My concern really is not what Ebony chose to wear or not, though culturally it did not sit well with most of us. What is of concern to me is how we keep losing such budding talents due to our actions and inaction. And the fact that the nation has lost a very young and talented musician who could have entertained us for a much longer time and who could have been one of the country’s ambassadors on the wings of music.

Day in and day out, many are perishing on our roads due to accidents which could have been avoided. The list has been endless. It has included Terry Bonchaka, also a very young talented musician; Kwame Owusu Ansa, an actor; Suzzy Williams, another actress, and Ferdinand Ayim, a politician.

As has become the trend, social media is saturated with different kinds of stories and videos about the accident. What I found unacceptable is the pictures of the bodies of the deceased being circulated almost immediately after the incident and the shoving of microphones into the mouths of relatives for interviews from those most affected by the death of the musician, at a time when they were in a vulnerable state grieving. The interview of the father and the driver were not only unethical but also callous.

Once again, the issue of safety on our roads has been brought to the fore.

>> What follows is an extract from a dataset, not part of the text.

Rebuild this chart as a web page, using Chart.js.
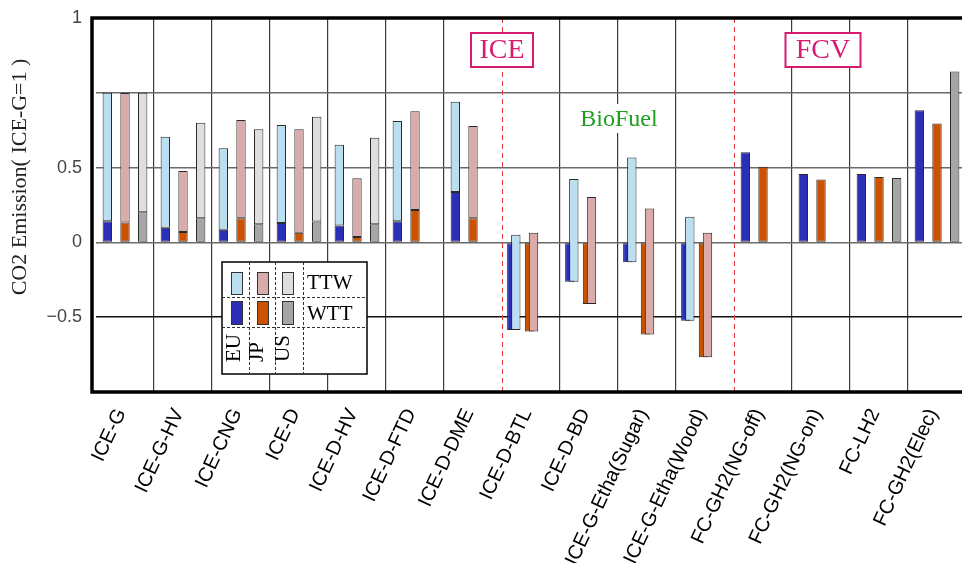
<!DOCTYPE html>
<html>
<head>
<meta charset="utf-8">
<title>CO2 Emission</title>
<script src="https://cdn.jsdelivr.net/npm/chart.js@4/dist/chart.umd.min.js"></script>
<style>
  html, body { margin: 0; padding: 0; overflow: hidden; background: #fff; }
  canvas { display: block; }
</style>
</head>
<body>
<canvas id="grafico-co2" width="968" height="563"></canvas>
<script>
// Categories
const categories = ['ICE-G', 'ICE-G-HV', 'ICE-CNG', 'ICE-D', 'ICE-D-HV', 'ICE-D-FTD', 'ICE-D-DME',
    'ICE-D-BTL', 'ICE-D-BD', 'ICE-G-Etha(Sugar)', 'ICE-G-Etha(Wood)',
    'FC-GH2(NG-off)', 'FC-GH2(NG-on)', 'FC-LH2', 'FC-GH2(Elec)'];

// Well-to-tank (dark, base) and tank-to-wheel (light, on top) per region
const euWTT = [0.142, 0.098, 0.084, 0.129, 0.113, 0.142, 0.337, -0.585, -0.263, -0.133, -0.523, 0.603, 0.457, 0.457, 0.884];
const euTTW = [0.858, 0.609, 0.546, 0.656, 0.539, 0.669, 0.603, 0.636, 0.687, 0.701, 0.694, null, null, null, null];
const jpWTT = [0.133, 0.069, 0.162, 0.064, 0.036, 0.217, 0.162, -0.596, -0.412, -0.616, -0.767, 0.505, 0.421, 0.437, 0.794];
const jpTTW = [0.865, 0.408, 0.656, 0.692, 0.392, 0.659, 0.616, 0.660, 0.716, 0.842, 0.831, null, null, null, null];
const usWTT = [0.202, 0.162, 0.122, 0.140, 0.122, null, null, null, null, null, null, null, null, 0.430, 1.142];
const usTTW = [0.798, 0.638, 0.634, 0.700, 0.578, null, null, null, null, null, null, null, null, null, null];

// Y tick labels as printed on the original
const yTickValues = [1.5, 0.5, 0, -0.5];
const yTickTexts = ['1', '0.5', '0', '\u22120.5'];

// Group separators drawn red dashed (index of first category of the group)
const groupStarts = [7, 11];
const groupTags = ['ICE', 'FCV'];

const regions = ['EU', 'JP', 'US'];
const colorsTTW = ['#bcdff0', '#d9abab', '#dedede'];
const colorsWTT = ['#2b2fb5', '#cc5200', '#a6a6a6'];

const serif = "'Liberation Serif', 'Times New Roman', serif";
const sans = "'Liberation Sans', Arial, sans-serif";

function barSet(label, stack, data, color, order, part, wtt) {
    return {
        label: label,
        stack: stack,
        data: data,
        backgroundColor: color,
        borderColor: '#2a2a2a',
        borderWidth: 1,
        borderSkipped: false,
        categoryPercentage: 0.915,
        barPercentage: 0.53,
        order: order,
        part: part,
        wtt: wtt
    };
}

function floating(wtt, ttw) {
    return wtt.map((w, i) => (ttw[i] == null || w == null) ? null : [w, w + ttw[i]]);
}

const wttSets = [euWTT, jpWTT, usWTT];
const ttwSets = [euTTW, jpTTW, usTTW];
const datasets = [];
regions.forEach((r, k) => {
    datasets.push(barSet(r + ' TTW', r, floating(wttSets[k], ttwSets[k]), colorsTTW[k], 0, 'TTW', wttSets[k]));
});
regions.forEach((r, k) => {
    datasets.push(barSet(r + ' WTT', r, wttSets[k], colorsWTT[k], 1, 'WTT', wttSets[k]));
});

// Frame, group tags, legend table and axis title
const decor = {
    id: 'decor',
    afterDatasetsUpdate(chart) {
        // where WTT is negative the two parts sit slightly side by side
        chart.data.datasets.forEach((ds, di) => {
            chart.getDatasetMeta(di).data.forEach((bar, i) => {
                const w = ds.wtt[i];
                if (w != null && w < 0) bar.x += ds.part === 'TTW' ? 2.5 : -1.5;
            });
        });
    },
    beforeDatasetsDraw(chart) {
        const ctx = chart.ctx;
        const x = chart.scales.x;
        const area = chart.chartArea;
        ctx.save();
        ctx.strokeStyle = '#e8383d';
        ctx.lineWidth = 1;
        ctx.setLineDash([5, 4]);
        groupStarts.forEach(g => {
            const px = Math.round((x.getPixelForValue(g - 1) + x.getPixelForValue(g)) / 2) + 0.5;
            ctx.beginPath();
            ctx.moveTo(px, area.top);
            ctx.lineTo(px, area.bottom);
            ctx.stroke();
        });
        ctx.restore();
    },
    afterDraw(chart) {
        const ctx = chart.ctx;
        const x = chart.scales.x;
        const area = chart.chartArea;
        ctx.save();

        // frame
        ctx.strokeStyle = '#000';
        ctx.lineWidth = 3.5;
        ctx.beginPath();
        ctx.moveTo(area.right + 5, area.top);
        ctx.lineTo(area.left - 4, area.top);
        ctx.lineTo(area.left - 4, area.bottom);
        ctx.lineTo(area.right + 5, area.bottom);
        ctx.stroke();

        // ICE / FCV tags
        ctx.font = '28px ' + serif;
        ctx.textAlign = 'center';
        ctx.textBaseline = 'middle';
        const tagCenters = [(x.getPixelForValue(6) + x.getPixelForValue(7)) / 2, x.getPixelForValue(12) + 2];
        tagCenters.forEach((cx, k) => {
            const w = k === 0 ? 62 : 75;
            ctx.fillStyle = '#fff';
            ctx.fillRect(cx - w / 2, 33, w, 34);
            ctx.strokeStyle = '#d81b6e';
            ctx.lineWidth = 2;
            ctx.strokeRect(cx - w / 2, 33, w, 34);
            ctx.fillStyle = '#d81b6e';
            ctx.fillText(groupTags[k], cx, 51);
        });

        // BioFuel note
        ctx.font = '24px ' + serif;
        const bx = x.getPixelForValue(9) - 28;
        const bw = ctx.measureText('BioFuel').width;
        ctx.fillStyle = '#fff';
        ctx.fillRect(bx - bw / 2 - 3, 104, bw + 6, 29);
        ctx.fillStyle = '#1f9e1f';
        ctx.fillText('BioFuel', bx, 120);

        // legend table
        const L = 222, T = 262, R = 367, B = 374;
        ctx.fillStyle = '#fff';
        ctx.fillRect(L, T, R - L, B - T);
        ctx.strokeStyle = '#000';
        ctx.lineWidth = 1.5;
        ctx.setLineDash([]);
        ctx.strokeRect(L, T, R - L, B - T);
        ctx.lineWidth = 1;
        ctx.strokeStyle = '#333';
        ctx.setLineDash([3, 2]);
        [249.5, 275.5, 303.5].forEach(vx => {
            ctx.beginPath(); ctx.moveTo(vx, T); ctx.lineTo(vx, B + 2); ctx.stroke();
        });
        [297.5, 327.5].forEach(hy => {
            ctx.beginPath(); ctx.moveTo(L, hy); ctx.lineTo(R, hy); ctx.stroke();
        });
        ctx.setLineDash([]);
        const swX = [231, 257, 282];
        regions.forEach((r, k) => {
            ctx.fillStyle = colorsTTW[k];
            ctx.fillRect(swX[k], 272, 11, 22);
            ctx.strokeStyle = '#333';
            ctx.strokeRect(swX[k] + 0.5, 272.5, 11, 22);
            ctx.fillStyle = colorsWTT[k];
            ctx.fillRect(swX[k], 301, 11, 23);
            ctx.strokeRect(swX[k] + 0.5, 301.5, 11, 23);
        });
        ctx.fillStyle = '#000';
        ctx.font = '21px ' + serif;
        ctx.textAlign = 'left';
        ctx.textBaseline = 'alphabetic';
        ctx.fillText('TTW', 307, 289);
        ctx.fillText('WTT', 307, 320);
        const rx = [234, 257, 283];
        regions.forEach((r, k) => {
            ctx.save();
            ctx.translate(rx[k], 362);
            ctx.rotate(-Math.PI / 2);
            ctx.textBaseline = 'middle';
            ctx.fillText(r, 0, 0);
            ctx.restore();
        });

        // y axis title
        ctx.font = '22px ' + serif;
        ctx.fillStyle = '#222';
        ctx.textAlign = 'center';
        ctx.textBaseline = 'middle';
        ctx.translate(20, 177);
        ctx.rotate(-Math.PI / 2);
        ctx.fillText('CO2 Emission( ICE-G=1 )', 0, 0);
        ctx.restore();
    }
};

const ctxCO2 = document.getElementById('grafico-co2');
new Chart(ctxCO2.getContext('2d'), {
    type: 'bar',
    data: {
        labels: categories,
        datasets: datasets
    },
    options: {
        responsive: false,
        animation: false,
        layout: {
            padding: { top: 18, right: 2, left: 0, bottom: 0 }
        },
        plugins: {
            legend: { display: false },
            tooltip: { enabled: false }
        },
        scales: {
            x: {
                offset: true,
                grid: {
                    offset: true,
                    drawTicks: false,
                    lineWidth: 1.2,
                    color: (c) => (c.index === 0 || groupStarts.includes(c.index)) ? 'rgba(0,0,0,0)' : '#3a3a3a'
                },
                border: { display: false },
                ticks: {
                    autoSkip: false,
                    minRotation: 65,
                    maxRotation: 65,
                    padding: 13,
                    labelOffset: -4,
                    color: '#000',
                    font: { family: sans, size: 20 }
                },
                afterFit: (scale) => {
                    scale.height = 171;
                    scale.paddingLeft = 0;
                    scale.paddingRight = 0;
                }
            },
            y: {
                min: -1,
                max: 1.5,
                stacked: false,
                grid: {
                    drawTicks: false,
                    lineWidth: 1.5,
                    color: (c) => (c.tick && c.tick.value === -0.5) ? '#111' : '#6a6a6a'
                },
                border: { display: false },
                ticks: {
                    stepSize: 0.5,
                    padding: 14,
                    color: '#444',
                    font: { family: sans, size: 18 },
                    callback: (value) => {
                        const k = yTickValues.findIndex(t => Math.abs(t - value) < 1e-9);
                        return k >= 0 ? yTickTexts[k] : '';
                    }
                },
                afterFit: (scale) => {
                    scale.width = 96;
                    scale.paddingTop = 0;
                    scale.paddingBottom = 0;
                }
            }
        }
    },
    plugins: [decor]
});
</script>
</body>
</html>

It seems that as a nation, we are not doing enough to make our roads safe and consequently, reducing the number of preventable deaths on our roads.

It is sad that many healthy and productive people are losing their lives because of inaction.

First, in our cities, for instance, driving on the streets at night is a nightmare. The streets are not lit, thus making it difficult for motorists to clearly see their way, since the headlights alone are insufficient. Drivers, therefore, do not see where they are heading, driving mainly by intuition and creating the inability for them to make a quick decision to avoid danger. Related to this is the lack of proper road signs necessary for guidance.

Pits are dug in the middle of the road and left for ages and there are potholes which make drivers drive in the opposite lane of the road in order to avoid them.

Driver indiscipline is also a danger to other road users as they run through red at the traffic lights, putting other road users in danger. Some drivers still use leaves on the highways instead of well positioned triangles, resulting in many vehicles running into stationary vehicles, with catastrophic results.

We need to look more seriously at road safety and if the authorities responsible are not living up to the task, it should be the duty of the media to keep hammering on the issue until action is taken.

In this particular accident, the story was that there was a heap of sand that was an obstacle and that this heap had been left there by a contractor for long.

Part of the blame should go to the media for not bringing the state of the road to the attention of the appropriate authorities. It seems that the interest of the media is more focused on politics and sports because they claim that is what people want to hear, but we cannot develop a country in that manner.

As is usually the case, “funeral mongers” will be frantically looking for their mourning clothes to see Ebony off. We have lost Ebony through this unfortunate accident and the best way we can keep her memory alive is to resolve to make our roads safer. Ebony must not die in vain.